Reliable Communication in Hybrid Authentication and Trust Models
Rowdy Chotkan, Bart Cox, Vincent Rahli, Jérémie Decouchant
TL;DR
This work addresses reliable communication (RC) in distributed networks under a hybrid authentication model that combines authenticated links, authenticated processes, and potential trusted components. It extends classical RC protocols (DolevU and SigFlood) to exploit trusted nodes and components, and introduces DualRC, which fuses path-based and signature-based dissemination to maximize RC coverage. The paper presents two correctness verification approaches—max-flow on a transformed graph and topology-driven graph simplification—to decide RC-Validity on a given network, along with complexity analyses. Together, these contributions broaden the set of network topologies where RC can be guaranteed and provide practical tools for verifying RC under realistic hybrid fault models.
Abstract
Reliable communication is a fundamental distributed communication abstraction that allows any two nodes of a network to communicate with each other. It is necessary for more powerful communication primitives, such as broadcast and consensus. Using different authentication models, two classical protocols implement reliable communication in unknown and sufficiently connected networks. In the first one, network links are authenticated, and processes rely on dissemination paths to authenticate messages.
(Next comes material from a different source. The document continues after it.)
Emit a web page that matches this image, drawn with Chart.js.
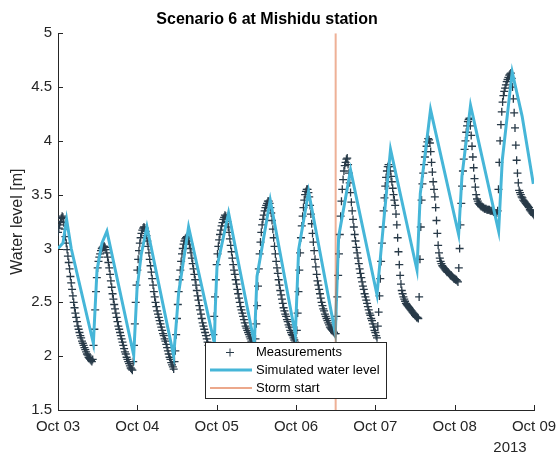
<html lang="en">

<head>
    <meta charset="UTF-8">
    <title>Scenario 6 at Mishidu station</title>
    <script src="https://cdn.jsdelivr.net/npm/chart.js"></script>
    <style>
        body { margin: 0; background: #fff; }
    </style>
</head>

<body>
    <canvas id="myChart" width="557" height="455"></canvas>

    <script>
        // x axis is hours after Oct 03 00:00 (2013)
        const dayLabels = ['Oct 03', 'Oct 04', 'Oct 05', 'Oct 06', 'Oct 07', 'Oct 08', 'Oct 09'];
        const yearLabel = '2013';
        const yTicks = [1.5, 2, 2.5, 3, 3.5, 4, 4.5, 5];

        // measurements, one value every 15 minutes from Oct 03 00:00 to Oct 09 00:00
        // one row = 6 hours
        const measStep = 0.25;
        const measured = [
            3.15, 3.19, 3.22, 3.25, 3.28, 3.30, 3.29, 3.24, 3.18, 3.11, 3.05, 2.99, 2.93, 2.87, 2.81, 2.74, 2.68, 2.62, 2.56, 2.50, 2.45, 2.40, 2.36, 2.32,
            2.28, 2.25, 2.22, 2.19, 2.17, 2.14, 2.12, 2.10, 2.08, 2.06, 2.04, 2.02, 2.01, 1.99, 1.98, 1.97, 1.96, 1.95, 1.97, 2.10, 2.25, 2.43, 2.60, 2.73,
            2.82, 2.88, 2.92, 2.95, 2.98, 3.00, 3.01, 3.02, 3.02, 3.01, 2.99, 2.96, 2.92, 2.87, 2.82, 2.76, 2.70, 2.64, 2.58, 2.53, 2.48, 2.44, 2.40, 2.36,
            2.32, 2.28, 2.25, 2.22, 2.19, 2.16, 2.13, 2.10, 2.07, 2.04, 2.02, 1.99, 1.97, 1.95, 1.93, 1.91, 1.89, 1.88, 1.87, 1.95, 2.10, 2.30, 2.50, 2.66,
            // Oct 04
            2.80, 2.90, 2.98, 3.05, 3.10, 3.14, 3.17, 3.19, 3.20, 3.19, 3.16, 3.12, 3.07, 3.02, 2.96, 2.90, 2.84, 2.78, 2.72, 2.66, 2.60, 2.55, 2.50, 2.46,
            2.42, 2.39, 2.36, 2.33, 2.30, 2.27, 2.24, 2.21, 2.19, 2.16, 2.14, 2.11, 2.08, 2.05, 2.02, 1.99, 1.97, 1.94, 1.92, 1.90, 1.88, 1.95, 2.05, 2.20,
            2.35, 2.48, 2.60, 2.71, 2.80, 2.88, 2.95, 3.00, 3.04, 3.07, 3.09, 3.10, 3.11, 3.09, 3.07, 3.04, 3.00, 2.96, 2.91, 2.86, 2.81, 2.76, 2.71, 2.66,
            2.61, 2.56, 2.52, 2.47, 2.43, 2.39, 2.35, 2.31, 2.28, 2.25, 2.22, 2.19, 2.16, 2.13, 2.10, 2.07, 2.05, 2.03, 2.01, 2.08, 2.20, 2.37, 2.55, 2.71,
            // Oct 05
            2.85, 2.95, 3.02, 3.08, 3.13, 3.17, 3.21, 3.24, 3.27, 3.29, 3.31, 3.30, 3.28, 3.25, 3.20, 3.15, 3.09, 3.03, 2.97, 2.91, 2.85, 2.80, 2.76, 2.71,
            2.67, 2.62, 2.58, 2.54, 2.50, 2.46, 2.43, 2.40, 2.37, 2.34, 2.31, 2.28, 2.26, 2.24, 2.22, 2.20, 2.18, 2.16, 2.14, 2.12, 2.10, 2.08, 2.07, 2.16,
            2.30, 2.47, 2.65, 2.81, 2.95, 3.06, 3.15, 3.22, 3.27, 3.31, 3.35, 3.38, 3.40, 3.42, 3.44, 3.44, 3.42, 3.38, 3.33, 3.26, 3.18, 3.10, 3.02, 2.95,
            2.88, 2.82, 2.77, 2.71, 2.66, 2.61, 2.57, 2.53, 2.49, 2.45, 2.42, 2.39, 2.37, 2.34, 2.32, 2.29, 2.27, 2.24, 2.22, 2.20, 2.19, 2.17, 2.15, 2.13,
            // Oct 06
            2.12, 2.24, 2.40, 2.60, 2.80, 2.96, 3.10, 3.21, 3.30, 3.38, 3.45, 3.50, 3.53, 3.55, 3.55, 3.52, 3.48, 3.40, 3.32, 3.23, 3.14, 3.06, 2.98, 2.90,
            2.83, 2.76, 2.70, 2.66, 2.62, 2.58, 2.54, 2.50, 2.47, 2.44, 2.42, 2.39, 2.37, 2.35, 2.33, 2.31, 2.29, 2.27, 2.26, 2.25, 2.24, 2.23, 2.22, 2.21,
            2.21, 2.37, 2.55, 2.75, 2.95, 3.13, 3.30, 3.44, 3.55, 3.64, 3.72, 3.77, 3.80, 3.83, 3.84, 3.78, 3.70, 3.61, 3.52, 3.43, 3.35, 3.27, 3.20, 3.13,
            3.07, 3.01, 2.96, 2.91, 2.86, 2.81, 2.77, 2.73, 2.69, 2.65, 2.62, 2.58, 2.55, 2.52, 2.49, 2.46, 2.43, 2.40, 2.38, 2.35, 2.33, 2.30, 2.27, 2.24,
            // Oct 07
            2.22, 2.19, 2.17, 2.28, 2.41, 2.56, 2.72, 2.88, 3.05, 3.20, 3.35, 3.47, 3.58, 3.66, 3.72, 3.76, 3.78, 3.76, 3.72, 3.67, 3.62, 3.56, 3.50, 3.45,
            3.40, 3.32, 3.22, 3.10, 2.97, 2.85, 2.75, 2.67, 2.61, 2.58, 2.55, 2.53, 2.51, 2.49, 2.48, 2.47, 2.46, 2.45, 2.44, 2.43, 2.42, 2.41, 2.40, 2.39,
            2.38, 2.37, 2.36, 2.36, 2.35, 2.55, 2.90, 3.20, 3.45, 3.60, 3.70, 3.78, 3.85, 3.90, 3.95, 3.99, 4.02, 4.01, 3.98, 3.90, 3.80, 3.71, 3.62, 3.55,
            3.48, 3.38, 3.26, 3.14, 3.03, 2.96, 2.91, 2.88, 2.86, 2.84, 2.83, 2.82, 2.81, 2.80, 2.79, 2.78, 2.78, 2.77, 2.76, 2.75, 2.75, 2.74, 2.73, 2.72,
            // Oct 08
            2.72, 2.71, 2.71, 2.70, 2.69, 2.82, 3.00, 3.22, 3.42, 3.58, 3.72, 3.83, 3.92, 4.00, 4.08, 4.14, 4.18, 4.20, 4.21, 4.14, 4.05, 3.95, 3.85, 3.75,
            3.65, 3.57, 3.50, 3.46, 3.44, 3.42, 3.41, 3.40, 3.39, 3.39, 3.38, 3.38, 3.37, 3.37, 3.37, 3.36, 3.36, 3.36, 3.36, 3.35, 3.35, 3.35, 3.35, 3.34,
            3.34, 3.33, 3.33, 3.33, 3.35, 3.55, 3.80, 4.00, 4.15, 4.27, 4.36, 4.42, 4.46, 4.49, 4.52, 4.55, 4.57, 4.59, 4.61, 4.62, 4.63, 4.58, 4.50, 4.39,
            4.26, 4.12, 3.96, 3.82, 3.70, 3.61, 3.54, 3.52, 3.50, 3.48, 3.47, 3.45, 3.44, 3.43, 3.42, 3.41, 3.40, 3.39, 3.38, 3.36, 3.35, 3.34, 3.33, 3.32,
            // Oct 09 00:00
            3.31
        ];

        // simulated water level, corner points of the model curve
        const simHours = [0, 1.5, 2.6, 4.0, 10.7, 11.8, 13.3, 14.8, 22.9, 23.9, 25.2, 26.9,
            35.0, 36.5, 39.5, 47.3, 47.6, 48.1, 51.6, 59.4, 60.2, 64.2, 71.8, 72.8, 75.8,
            83.9, 84.9, 88.5, 96.5, 98.5, 100.6, 108.6, 109.6, 112.7, 121.2, 122.2, 124.8,
            133.3, 134.4, 137.4, 140.4, 143.8];
        const simLevel = [3.00, 3.05, 3.27, 3.00, 2.12, 2.80, 3.05, 3.16, 2.01, 2.62, 2.95, 3.20,
            2.00, 2.59, 3.20, 2.12, 2.46, 2.83, 3.33, 2.12, 2.74, 3.45, 2.20, 2.99, 3.53,
            2.21, 3.11, 3.73, 2.57, 3.24, 3.92, 2.80, 3.51, 4.29, 3.13, 3.67, 4.33,
            3.16, 3.82, 4.64, 4.23, 3.60];

        // storm start, Oct 06 12:00
        const stormHour = 84;

        const measColor = '#283a48';
        const simColor = 'rgb(70,182,216)';
        const stormColor = 'rgb(217,83,25)';
        const axisColor = '#262626';
        const font = '"Liberation Sans", Arial, Helvetica, sans-serif';

        const measPoints = measured.map((v, i) => ({ x: i * measStep, y: v }));
        const simPoints = simHours.map((h, i) => ({ x: h, y: simLevel[i] }));
        const stormPoints = [{ x: stormHour, y: yTicks[0] }, { x: stormHour, y: yTicks[yTicks.length - 1] }];

        // inner tick marks, legend box and year label like the matlab figure
        const extras = {
            id: 'extras',
            afterDatasetsDraw(chart) {
                const { ctx, chartArea: a, scales: { x, y } } = chart;
                ctx.save();
                ctx.strokeStyle = axisColor;
                ctx.lineWidth = 1;
                x.ticks.forEach(t => {
                    const px = Math.round(x.getPixelForValue(t.value)) + 0.5;
                    ctx.beginPath();
                    ctx.moveTo(px, a.bottom);
                    ctx.lineTo(px, a.bottom - 5);
                    ctx.stroke();
                });
                yTicks.forEach(v => {
                    const py = Math.round(y.getPixelForValue(v)) + 0.5;
                    ctx.beginPath();
                    ctx.moveTo(a.left, py);
                    ctx.lineTo(a.left + 5, py);
                    ctx.stroke();
                });

                // legend
                const bx = 205.5, by = 342.5, bw = 181, bh = 56;
                ctx.fillStyle = '#fff';
                ctx.fillRect(bx, by, bw, bh);
                ctx.strokeStyle = axisColor;
                ctx.strokeRect(bx, by, bw, bh);
                const rows = [352.5, 370, 388];
                ctx.font = '13px ' + font;
                ctx.fillStyle = '#000';
                ctx.textBaseline = 'middle';
                ctx.fillText('Measurements', 256, rows[0]);
                ctx.fillText('Simulated water level', 256, rows[1]);
                ctx.fillText('Storm start', 256, rows[2]);
                ctx.strokeStyle = measColor;
                ctx.beginPath();
                ctx.moveTo(226, rows[0]); ctx.lineTo(234, rows[0]);
                ctx.moveTo(230, rows[0] - 4); ctx.lineTo(230, rows[0] + 4);
                ctx.stroke();
                ctx.strokeStyle = simColor;
                ctx.lineWidth = 3;
                ctx.beginPath();
                ctx.moveTo(210, rows[1]); ctx.lineTo(252, rows[1]);
                ctx.stroke();
                ctx.strokeStyle = stormColor;
                ctx.lineWidth = 1.2;
                ctx.beginPath();
                ctx.moveTo(210, rows[2]); ctx.lineTo(252, rows[2]);
                ctx.stroke();

                // year under the last date
                ctx.font = '15px ' + font;
                ctx.fillStyle = axisColor;
                ctx.textAlign = 'center';
                ctx.fillText(yearLabel, 510, 448);
                ctx.restore();
            }
        };

        const ctx = document.getElementById('myChart').getContext('2d');
        const myChart = new Chart(ctx, {
            type: 'line',
            data: {
                datasets: [
                    {
                        label: 'Measurements',
                        data: measPoints,
                        showLine: false,
                        pointStyle: 'cross',
                        pointRadius: 4,
                        pointBorderWidth: 1.3,
                        pointBorderColor: measColor,
                        borderColor: measColor,
                        order: 3
                    },
                    {
                        label: 'Simulated water level',
                        data: simPoints,
                        borderColor: simColor,
                        borderWidth: 3,
                        pointRadius: 0,
                        tension: 0,
                        order: 2
                    },
                    {
                        label: 'Storm start',
                        data: stormPoints,
                        borderColor: 'rgba(217,83,25,0.45)',
                        borderWidth: 2,
                        pointRadius: 0,
                        order: 1
                    }
                ]
            },
            options: {
                responsive: false,
                animation: false,
                devicePixelRatio: 1,
                layout: { padding: { left: 0, right: 23, top: 0, bottom: 0 } },
                plugins: {
                    legend: { display: false },
                    tooltip: { enabled: false },
                    title: {
                        display: true,
                        text: 'Scenario 6 at Mishidu station',
                        color: '#000',
                        font: { family: font, size: 16, weight: 'bold' },
                        padding: { top: 10, bottom: 4 }
                    }
                },
                scales: {
                    x: {
                        type: 'linear',
                        min: 0,
                        max: 144,
                        afterFit: s => { s.height = 45; s.paddingLeft = 0; s.paddingRight = 0; },
                        grid: { display: false, drawTicks: false },
                        border: { display: true, color: axisColor, width: 1 },
                        ticks: {
                            stepSize: 24,
                            autoSkip: false,
                            maxRotation: 0,
                            padding: 8,
                            color: axisColor,
                            font: { family: font, size: 15 },
                            callback: v => dayLabels[Math.round(v / 24)]
                        }
                    },
                    y: {
                        min: 1.5,
                        max: 5,
                        afterFit: s => { s.width = 58; s.paddingTop = 0; s.paddingBottom = 0; },
                        grid: { display: false, drawTicks: false },
                        border: { display: true, color: axisColor, width: 1 },
                        ticks: {
                            stepSize: 0.5,
                            padding: 6,
                            color: axisColor,
                            font: { family: font, size: 15 },
                            callback: v => String(v)
                        },
                        title: {
                            display: true,
                            text: 'Water level [m]',
                            color: axisColor,
                            font: { family: font, size: 16 },
                            padding: { top: 8, bottom: 0 }
                        }
                    }
                }
            },
            plugins: [extras]
        });
    </script>
</body>

</html>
In the second one, processes generate digital signatures that are flooded in the network. This work considers the hybrid system model that combines authenticated links and authenticated processes. We additionally aim to leverage the possible presence of trusted nodes and trusted components in networks, which have been assumed in the scientific literature and in practice. We first extend the two classical reliable communication protocols to leverage trusted nodes. We then propose DualRC, a novel algorithm that enables reliable communication in the hybrid authentication model by manipulating both dissemination paths and digital signatures, and leverages the possible presence of trusted nodes (e.g., network gateways) and trusted components (e.g., Intel SGX enclaves). We provide correctness verification algorithms to assess whether our algorithms implement reliable communication for all nodes on a given network.